Print the lines of the listing below verbatim from its first line through the line bearing "72.6, 79.6, 84.3]". Any pictures are to be omitted.

· · · · ·

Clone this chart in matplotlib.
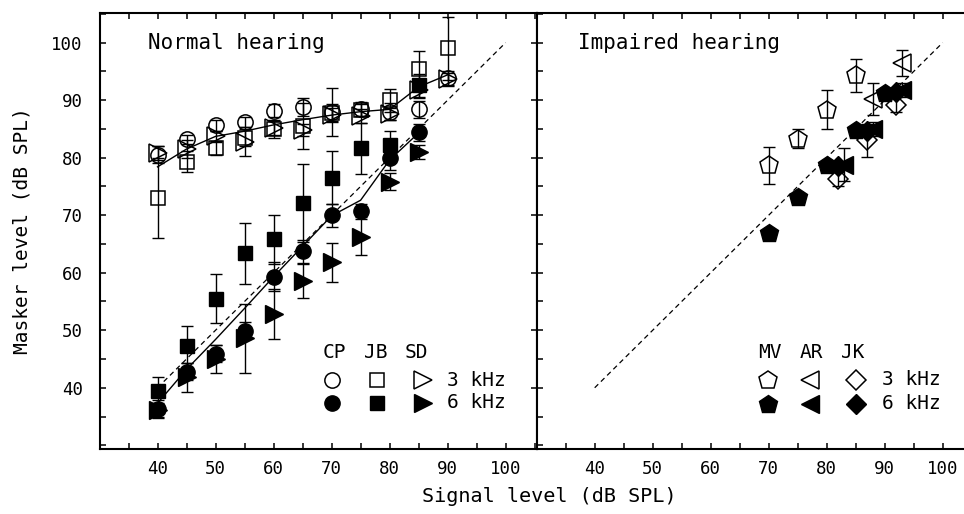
import matplotlib
matplotlib.use('Agg')
import matplotlib.pyplot as plt
from matplotlib.ticker import MultipleLocator

plt.rcParams['font.family'] = ['DejaVu Sans Mono']

# ---------------- data: normal hearing ----------------
sig3 = [40, 45, 50, 55, 60, 65, 70, 75, 80, 85, 90]
cp3 = [80.5, 83.2, 85.6, 86.2, 88.2, 88.8, 88.0, 88.4, 88.0, 88.4, 93.8]
cp3_err = [1.5, 0.8, 1.0, 0.8, 1.2, 1.5, 4.2, 1.2, 1.5, 1.5, 1.2]
jb3 = [73.0, 79.3, 81.7, 83.5, 85.0, 85.5, 87.8, 88.3, 90.0, 95.5, 99.0]
jb3_err = [7.0, 1.8, 1.2, 1.5, 1.5, 4.0, 1.5, 1.0, 2.0, 3.0, 5.5]
sd3 = [80.8, 81.5, 83.7, 82.8, 85.1, 84.8, 87.4, 87.3, 87.6, 91.8, 93.6]
sd3_err = [1.2, 1.5, 1.0, 2.5, 1.2, 1.0, 1.2, 1.2, 1.0, 1.5, 1.2]
mean3 = [78.4, 81.5, 83.7, 84.6, 85.7, 86.6, 87.4, 88.0, 88.4, 92.3, 94.4]

sig6 = [40, 45, 50, 55, 60, 65, 70, 75, 80, 85]
cp6 = [36.3, 42.8, 45.9, 49.9, 59.3, 63.7, 70.0, 70.8, 79.9, 84.4]
cp6_err = [1.5, 1.5, 1.5, 1.5, 2.5, 2.0, 2.0, 1.2, 2.0, 1.5]
jb6 = [39.5, 47.2, 55.5, 63.4, 65.8, 72.1, 76.5, 81.6, 82.2, 92.6]
jb6_err = [2.3, 3.6, 4.2, 5.3, 4.2, 6.8, 4.6, 4.4, 2.5, 2.0]
sd6 = [36.2, 41.8, 45.0, 48.6, 52.8, 58.6, 61.8, 66.2, 75.8, 81.0]
sd6_err = [1.2, 2.5, 2.5, 6.0, 4.4, 3.0, 3.4, 3.2, 1.5, 1.2]
mean6 = [37.3, 43.2, 48.4, 53.8, 59.3, 64.6, 69.9, 72.6, 79.6, 84.3]

# ---------------- data: impaired hearing ----------------
mv3_x = [70, 75, 80, 85]
mv3 = [78.7, 83.3, 88.3, 94.3]
mv3_err = [3.2, 1.7, 3.4, 2.8]
mv6_x = [70, 75, 80, 85, 90]
mv6 = [66.9, 73.2, 78.8, 84.8, 91.2]
ar3_x = [88, 93]
ar3 = [90.2, 96.5]
ar3_err = [2.8, 2.3]
ar6_x = [83, 88, 93]
ar6 = [78.8, 85.0, 91.8]
ar6_err = [2.8, 1.2, 1.2]
jk3_x = [82, 87, 92]
jk3 = [76.3, 83.0, 89.2]
jk3_err = [1.2, 2.8, 1.3]
jk6_x = [82, 87, 92]
jk6 = [78.6, 84.6, 91.4]

diag = [40, 100]

W, H = 964, 514
fig = plt.figure(figsize=(W / 100, H / 100), dpi=100)

axL = fig.add_axes([99.5 / W, (H - 449.3) / H, 437.2 / W, 436 / H])
axR = fig.add_axes([536.7 / W, (H - 449.3) / H, (W - 536.7) / W, 436 / H])

LW = 1.0
EB = dict(fmt='none', ecolor='black', elinewidth=1.0, capsize=4, capthick=1.0, zorder=3)


def open_m(ax, x, y, m, ms):
    ax.plot(x, y, ls='none', marker=m, ms=ms, mfc='none', mec='black', mew=1.1, zorder=4)


def fill_m(ax, x, y, m, ms):
    ax.plot(x, y, ls='none', marker=m, ms=ms, mfc='black', mec='black', mew=1.0, zorder=4)


# ---- left panel ----
axL.plot(diag, diag, ls=(0, (4, 3)), color='black', lw=0.9, zorder=2)
axL.plot(sig3, mean3, color='black', lw=LW, zorder=2)
axL.plot(sig6, mean6, color='black', lw=LW, zorder=2)

for ys, es in [(cp3, cp3_err), (jb3, jb3_err), (sd3, sd3_err)]:
    axL.errorbar(sig3, ys, yerr=es, **EB)
for ys, es in [(cp6, cp6_err), (jb6, jb6_err), (sd6, sd6_err)]:
    axL.errorbar(sig6, ys, yerr=es, **EB)

open_m(axL, sig3, cp3, 'o', 11)
open_m(axL, sig3, jb3, 's', 10.5)
open_m(axL, sig3, sd3, '>', 13)
fill_m(axL, sig6, cp6, 'o', 11)
fill_m(axL, sig6, jb6, 's', 10.5)
fill_m(axL, sig6, sd6, '>', 13)

# ---- right panel ----
axR.plot(diag, diag, ls=(0, (4, 3)), color='black', lw=0.9, zorder=2)
axR.errorbar(mv3_x, mv3, yerr=mv3_err, **EB)
axR.errorbar(ar3_x, ar3, yerr=ar3_err, **EB)
axR.errorbar(ar6_x, ar6, yerr=ar6_err, **EB)
axR.errorbar(jk3_x, jk3, yerr=jk3_err, **EB)
open_m(axR, mv3_x, mv3, 'p', 13.5)
fill_m(axR, mv6_x, mv6, 'p', 13.5)
open_m(axR, ar3_x, ar3, '<', 13)
fill_m(axR, ar6_x, ar6, '<', 13)
open_m(axR, jk3_x, jk3, 'D', 10.5)
fill_m(axR, jk6_x, jk6, 'D', 10.5)

# ---- axes styling ----
for ax in (axL, axR):
    ax.set_ylim(29.3, 105.1)
    ax.xaxis.set_major_locator(MultipleLocator(10))
    ax.xaxis.set_minor_locator(MultipleLocator(5))
    ax.yaxis.set_major_locator(MultipleLocator(10))
    ax.yaxis.set_minor_locator(MultipleLocator(5))
    for s in ax.spines.values():
        s.set_linewidth(1.5)
    ax.tick_params(which='both', direction='in', length=4.5, width=1.1,
                   top=True, labelsize=12.5)
    ax.tick_params(axis='x', which='major', pad=8)
    ax.tick_params(axis='y', which='major', pad=12)

axL.set_xlim(30, 105.35)
axR.set_xlim(30, 103.67)
axL.set_xticks([40, 50, 60, 70, 80, 90, 100])
axR.set_xticks([40, 50, 60, 70, 80, 90, 100])
axL.set_yticks([40, 50, 60, 70, 80, 90, 100])
axR.set_yticks([40, 50, 60, 70, 80, 90, 100])
axL.tick_params(right=True, left=True)
axR.tick_params(left=True, right=False, labelleft=False)
axR.spines['right'].set_visible(False)

axL.text(0.111, 0.932, 'Normal hearing', transform=axL.transAxes,
         fontsize=15, ha='left', va='center')
axR.text(0.097, 0.932, 'Impaired hearing', transform=axR.transAxes,
         fontsize=15, ha='left', va='center')

# ---- legends (manual key) ----
LFS = 14
for txt, xx in [('CP', 0.511), ('JB', 0.605), ('SD', 0.699)]:
    axL.text(xx, 0.223, txt, transform=axL.transAxes, fontsize=LFS, ha='left', va='center')
axL.plot([0.532], [0.158], transform=axL.transAxes, marker='o', ms=11, mfc='none', mec='black', mew=1.1, clip_on=False)
axL.plot([0.634], [0.158], transform=axL.transAxes, marker='s', ms=10.5, mfc='none', mec='black', mew=1.1, clip_on=False)
axL.plot([0.741], [0.158], transform=axL.transAxes, marker='>', ms=13, mfc='none', mec='black', mew=1.1, clip_on=False)
axL.plot([0.532], [0.107], transform=axL.transAxes, marker='o', ms=11, mfc='black', mec='black', clip_on=False)
axL.plot([0.634], [0.107], transform=axL.transAxes, marker='s', ms=10.5, mfc='black', mec='black', clip_on=False)
axL.plot([0.741], [0.107], transform=axL.transAxes, marker='>', ms=13, mfc='black', mec='black', clip_on=False)
axL.text(0.794, 0.158, '3 kHz', transform=axL.transAxes, fontsize=LFS, ha='left', va='center')
axL.text(0.794, 0.107, '6 kHz', transform=axL.transAxes, fontsize=LFS, ha='left', va='center')

for txt, xx in [('MV', 0.519), ('AR', 0.616), ('JK', 0.711)]:
    axR.text(xx, 0.222, txt, transform=axR.transAxes, fontsize=LFS, ha='left', va='center')
axR.plot([0.541], [0.159], transform=axR.transAxes, marker='p', ms=13.5, mfc='none', mec='black', mew=1.1, clip_on=False)
axR.plot([0.640], [0.159], transform=axR.transAxes, marker='<', ms=13, mfc='none', mec='black', mew=1.1, clip_on=False)
axR.plot([0.747], [0.159], transform=axR.transAxes, marker='D', ms=10.5, mfc='none', mec='black', mew=1.1, clip_on=False)
axR.plot([0.541], [0.105], transform=axR.transAxes, marker='p', ms=13.5, mfc='black', mec='black', clip_on=False)
axR.plot([0.640], [0.105], transform=axR.transAxes, marker='<', ms=13, mfc='black', mec='black', clip_on=False)
axR.plot([0.747], [0.105], transform=axR.transAxes, marker='D', ms=10.5, mfc='black', mec='black', clip_on=False)
axR.text(0.809, 0.159, '3 kHz', transform=axR.transAxes, fontsize=LFS, ha='left', va='center')
axR.text(0.809, 0.105, '6 kHz', transform=axR.transAxes, fontsize=LFS, ha='left', va='center')

fig.text(549.5 / W, (H - 497) / H, 'Signal level (dB SPL)', fontsize=14.5, ha='center', va='center')
fig.text(22 / W, (H - 231) / H, 'Masker level (dB SPL)', fontsize=14, ha='center', va='center', rotation=90)

fig.savefig('out.png', dpi=100)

· · · · ·

◆ CORRECT ANSWER:
Clone this chart in matplotlib.
import matplotlib
matplotlib.use('Agg')
import matplotlib.pyplot as plt
from matplotlib.ticker import MultipleLocator

plt.rcParams['font.family'] = ['DejaVu Sans Mono']

# ---------------- data: normal hearing ----------------
sig3 = [40, 45, 50, 55, 60, 65, 70, 75, 80, 85, 90]
cp3 = [80.5, 83.2, 85.6, 86.2, 88.2, 88.8, 88.0, 88.4, 88.0, 88.4, 93.8]
cp3_err = [1.5, 0.8, 1.0, 0.8, 1.2, 1.5, 4.2, 1.2, 1.5, 1.5, 1.2]
jb3 = [73.0, 79.3, 81.7, 83.5, 85.0, 85.5, 87.8, 88.3, 90.0, 95.5, 99.0]
jb3_err = [7.0, 1.8, 1.2, 1.5, 1.5, 4.0, 1.5, 1.0, 2.0, 3.0, 5.5]
sd3 = [80.8, 81.5, 83.7, 82.8, 85.1, 84.8, 87.4, 87.3, 87.6, 91.8, 93.6]
sd3_err = [1.2, 1.5, 1.0, 2.5, 1.2, 1.0, 1.2, 1.2, 1.0, 1.5, 1.2]
mean3 = [78.4, 81.5, 83.7, 84.6, 85.7, 86.6, 87.4, 88.0, 88.4, 92.3, 94.4]

sig6 = [40, 45, 50, 55, 60, 65, 70, 75, 80, 85]
cp6 = [36.3, 42.8, 45.9, 49.9, 59.3, 63.7, 70.0, 70.8, 79.9, 84.4]
cp6_err = [1.5, 1.5, 1.5, 1.5, 2.5, 2.0, 2.0, 1.2, 2.0, 1.5]
jb6 = [39.5, 47.2, 55.5, 63.4, 65.8, 72.1, 76.5, 81.6, 82.2, 92.6]
jb6_err = [2.3, 3.6, 4.2, 5.3, 4.2, 6.8, 4.6, 4.4, 2.5, 2.0]
sd6 = [36.2, 41.8, 45.0, 48.6, 52.8, 58.6, 61.8, 66.2, 75.8, 81.0]
sd6_err = [1.2, 2.5, 2.5, 6.0, 4.4, 3.0, 3.4, 3.2, 1.5, 1.2]
mean6 = [37.3, 43.2, 48.4, 53.8, 59.3, 64.6, 69.9, 72.6, 79.6, 84.3]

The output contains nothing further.